Die Ärzte
They've Given Me Schrott! - Die Outtakes
Text: Martin Burger
Auf der Vorder- und Rückseite des Schubers sind in Silberfoliendruck müffelnde Comic-Kothaufen abgebildet, die Cover der drei Gatefolds verweisen auf die einzelnen Bandmitglieder. Weder zum Download noch auf Streaming-Portalen wird es die insgesamt 60 Tracks geben – Tracks, weil man nicht alle Titel Songs nennen kann. “They’ve Given Me Schrott!” enthält in neun sehr langen Minuten das erste Radiointerview der Ärzte und Werbejingles fürs Debütalbum “Debil” und “13”, einmal geben Bela B. und Farin Urlaub auch Antworten auf nie gestellte Journalistenfragen.
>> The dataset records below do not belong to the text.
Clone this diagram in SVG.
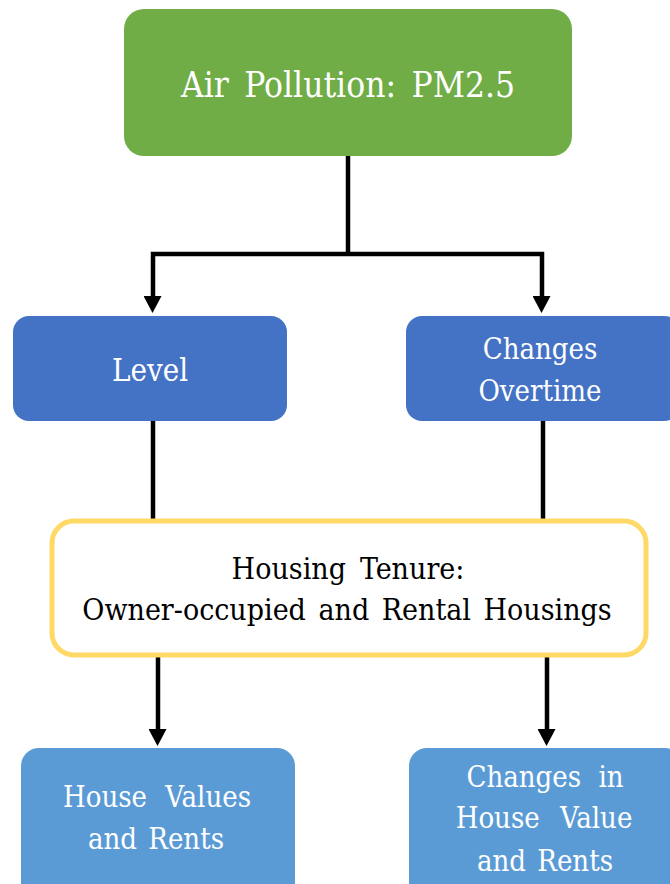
<svg xmlns="http://www.w3.org/2000/svg" width="670" height="884" viewBox="0 0 670 884">
<style>
  text { font-family: 'DejaVu Serif Condensed', 'DejaVu Serif', serif; text-anchor: middle; }
  .w { fill: #ffffff; }
  .k { fill: #000000; }
  .conn { fill: none; stroke: #000000; stroke-width: 4.5; }
</style>
<defs>
  <marker id="arrow" markerUnits="userSpaceOnUse" markerWidth="19" markerHeight="18" refX="0" refY="9" orient="auto" viewBox="0 0 18 19">
    <path d="M0,0 L18,9.5 L0,19 Z" fill="#000000"/>
  </marker>
</defs>
<rect width="670" height="884" fill="#ffffff"/>
<g id="connectors">
  <path class="conn" d="M348,156 V254"/>
  <path class="conn" d="M348,254 H153 V296" marker-end="url(#arrow)"/>
  <path class="conn" d="M348,254 H542 V296" marker-end="url(#arrow)"/>
  <path class="conn" d="M153,421 V521"/>
  <path class="conn" d="M543,421 V521"/>
  <path class="conn" d="M158,656 V729" marker-end="url(#arrow)"/>
  <path class="conn" d="M547,656 V729" marker-end="url(#arrow)"/>
</g>
<g id="node-air-pollution">
  <rect x="124" y="9" width="448" height="147" rx="20" fill="#70AD47"/>
  <text class="w" x="348" y="97" font-size="35" word-spacing="5.5">Air Pollution: PM2.5</text>
</g>
<g id="node-level">
  <rect x="13" y="316" width="274" height="105" rx="16" fill="#4472C4"/>
  <text class="w" x="150" y="381" font-size="31">Level</text>
</g>
<g id="node-changes-overtime">
  <rect x="406" y="316" width="274" height="105" rx="16" fill="#4472C4"/>
  <text class="w" x="540" y="359" font-size="29">Changes</text>
  <text class="w" x="540" y="401" font-size="29">Overtime</text>
</g>
<g id="node-housing-tenure">
  <rect x="52" y="521" width="594" height="134" rx="22" fill="#ffffff" stroke="#FFD966" stroke-width="5"/>
  <text class="k" x="348" y="579" font-size="30" word-spacing="5.5">Housing Tenure:</text>
  <text class="k" x="347" y="620" font-size="30" word-spacing="4">Owner-occupied and Rental Housings</text>
</g>
<g id="node-house-values">
  <rect x="21" y="748" width="274" height="160" rx="18" fill="#5B9BD5"/>
  <text class="w" x="157" y="807" font-size="29" word-spacing="10">House Values</text>
  <text class="w" x="156" y="849" font-size="29" word-spacing="3">and Rents</text>
</g>
<g id="node-changes-house-value">
  <rect x="409" y="748" width="274" height="160" rx="18" fill="#5B9BD5"/>
  <text class="w" x="545" y="787" font-size="29" word-spacing="9">Changes in</text>
  <text class="w" x="544" y="828" font-size="29" word-spacing="12">House Value</text>
  <text class="w" x="545" y="871" font-size="29" word-spacing="3">and Rents</text>
</g>
</svg>
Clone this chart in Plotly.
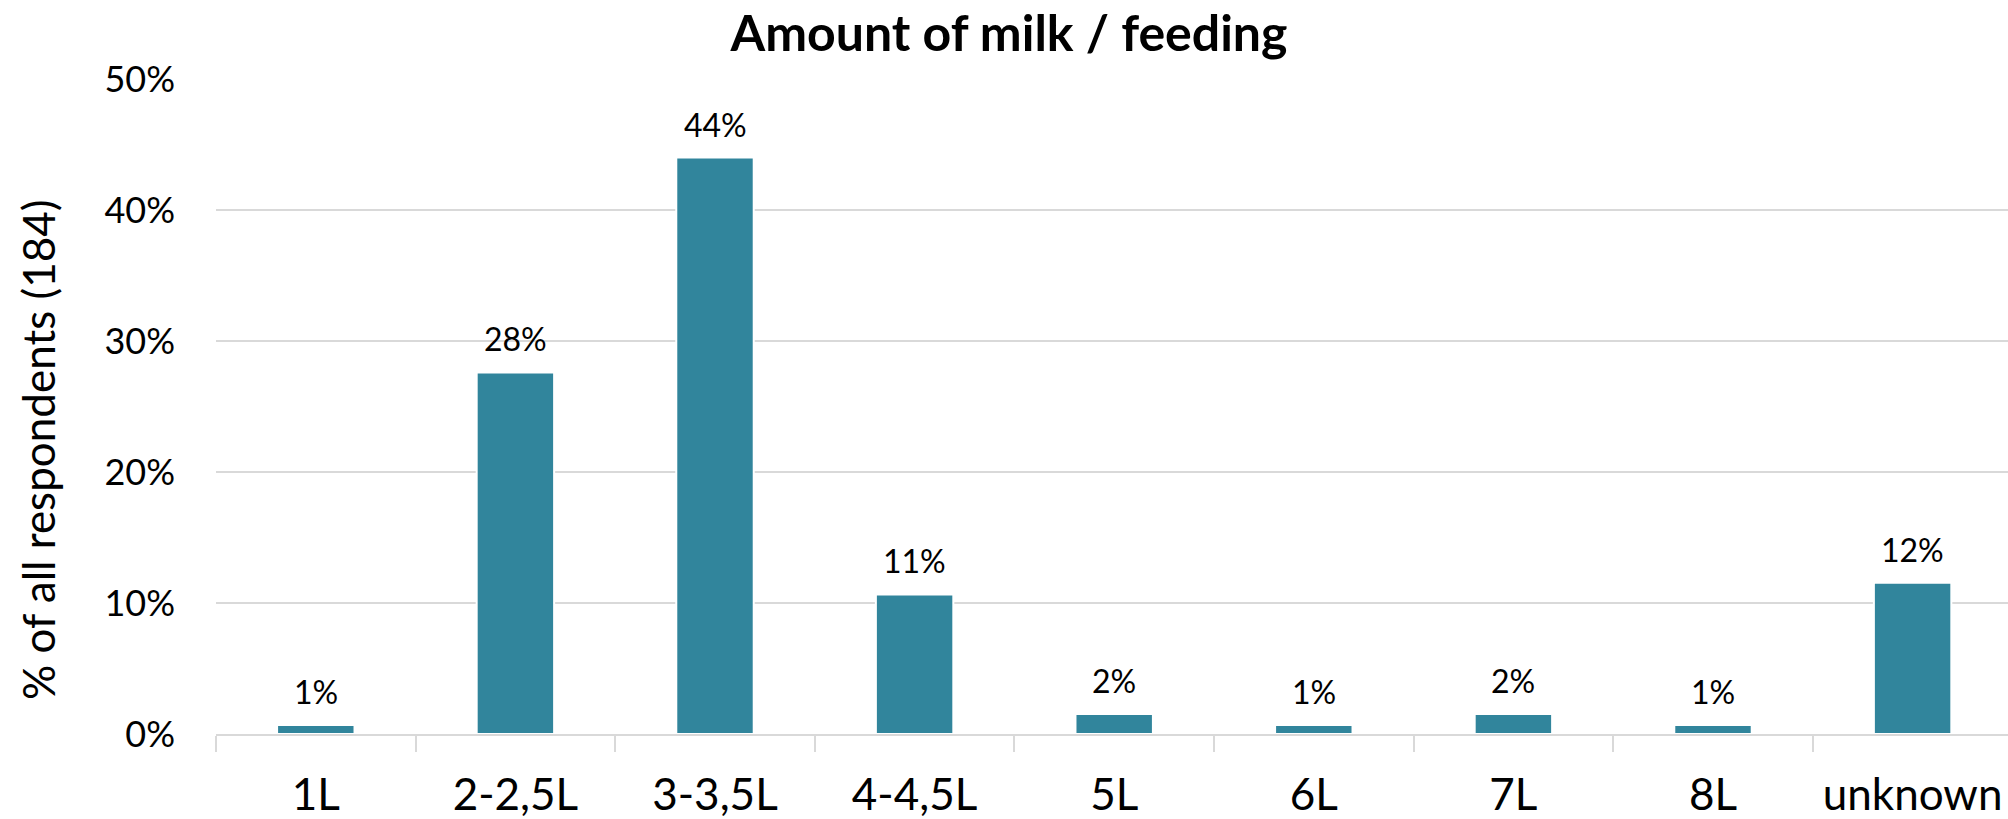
import plotly.graph_objects as go

# Share of respondents by amount of milk given per feeding
categories = ["1L", "2-2,5L", "3-3,5L", "4-4,5L", "5L", "6L", "7L", "8L", "unknown"]
share_pct = [0.68, 27.6, 44.0, 10.65, 1.52, 0.68, 1.52, 0.68, 11.55]
y_ticks = [0, 10, 20, 30, 40, 50]
y_tick_labels = [f"{v}%" for v in y_ticks]

BAR_COLOR = "#31859C"
GRID_COLOR = "#D9D9D9"
FONT = "Lato"

W, H = 2008, 819
plot_left, plot_top, plot_bottom = 216, 79, 734
cat_px = 199.6  # pixel width of one category slot
x_max = -0.5 + (W - plot_left) / cat_px

fig = go.Figure(
    go.Bar(
        x=categories,
        y=share_pct,
        marker=dict(color=BAR_COLOR, line=dict(color="white", width=2)),
        width=0.388,
        hoverinfo="x+y",
    )
)

# value labels above each bar
for cat, val in zip(categories, share_pct):
    fig.add_annotation(
        x=cat, y=val, xref="x", yref="y",
        text=f"{val:.0f}%",
        showarrow=False, yanchor="bottom", yshift=12,
        font=dict(family=FONT, size=32, color="black"),
    )

# y-axis title, positioned in pixels relative to the plot area
title_cx, title_cy = 38, 450
fig.add_annotation(
    xref="paper", yref="paper",
    x=(title_cx - plot_left) / (W - plot_left),
    y=(plot_bottom - title_cy) / (plot_bottom - plot_top),
    xanchor="center", yanchor="middle",
    text="% of all respondents (184)",
    showarrow=False, textangle=-90,
    font=dict(family=FONT, size=44, color="black"),
)

fig.update_layout(
    width=W, height=H,
    margin=dict(l=plot_left, r=0, t=plot_top, b=H - plot_bottom, pad=0, autoexpand=False),
    paper_bgcolor="white", plot_bgcolor="white",
    showlegend=False,
    title=dict(
        text="<b>Amount of milk / feeding</b>",
        x=1009 / W, xref="container", xanchor="center",
        y=1 - 16 / H, yref="container", yanchor="top",
        font=dict(family=FONT, size=50, color="black"),
    ),
    xaxis=dict(
        type="category",
        range=[-0.5, x_max],
        automargin=False,
        showgrid=False,
        showline=True, linecolor=GRID_COLOR, linewidth=2,
        ticks="outside", tickson="boundaries", ticklen=16, tickwidth=2, tickcolor=GRID_COLOR,
        tickfont=dict(family=FONT, size=44, color="black"),
        ticklabelstandoff=21,
    ),
    yaxis=dict(
        range=[0, 50],
        automargin=False,
        tickvals=y_ticks,
        ticktext=y_tick_labels,
        showgrid=True, gridcolor=GRID_COLOR, gridwidth=2,
        zeroline=False, showline=False,
        tickfont=dict(family=FONT, size=36, color="black"),
        ticklabelstandoff=40,
    ),
)

fig.write_html("out.html")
Kategorie eins von vier, in die man die Outtakes einteilen kann, und eine nette Dreingabe, aber auch nicht unbedingt von historischem Wert. Kategorie zwei sind Demos von bekannten Songs, an denen sich Arbeitsprozesse ableiten lassen, was im Fall von “Helgoland” (richtig, “Westerland”) und “Staub” (später “Red mit mir”) durchaus interessant ist, ansonsten aber wenig aussagekräftig: Die meisten Skizzen liegen zu nah am Endergebnis. Urlaub erwähnt in den Linernotes zu “Herrliche Jahre” (auf den “Spendierhosen”) selbst, dass er seine späteren Demos zu korsettartig anlegte. Das lässt zumindest erahnen, wie die Arbeit am nächsten Album “Geräusch” ausgesehen haben muss: Drei autarke Songwriter bringen ihre quasi fertigen Solosongs ins Studio, Raum für weiteren Input bleibt kaum. Das “Weiße Album” der Beatles lässt grüßen. Mit “Worum es geht” ist dann auch nur ein Demo aus dieser Phase vertreten, und das für eine B-Seite. Zur eingehenden Beschäftigung hingegen laden die Kategorien drei und vier ein: Songs des nie umgesetzten englischsprachigen Albums und bisher gänzlich Unveröffentlichtes. Auf “No Secrets”, ein stürmisches Liebeslied, trifft beides zu, das schrieb Bela B. exklusiv, der Rest der frei übersetzten oder gleich neu getexteten Alternativ-Versionen weist (bis auf “Close Your Eyes Again”) kein Hitpotential auf, was wohl auch Die Ärzte damals erkannten. Als Teil dieser Kollektion ergeben sie noch am ehesten Sinn, denn von den bis jetzt nie veröffentlichten Demos hätte man den Großteil lieber nie gehört als von der Existenz zu erfahren. Das bescheuerte “Die Wahrheit über Mädchen” etwa oder Rod Gonzalez’ Big-Beat-Experiment “Bang Bang”. Je nach Sichtweise ist “They’ve Given Me Schrott!” – eine vorhersehbare Erkenntnis – also Service am Hardcore-Fan oder Schröpfen deluxe, aber für Sammler allemal besser als die schlampig zusammengestellte “Seitenhirsch”-Box.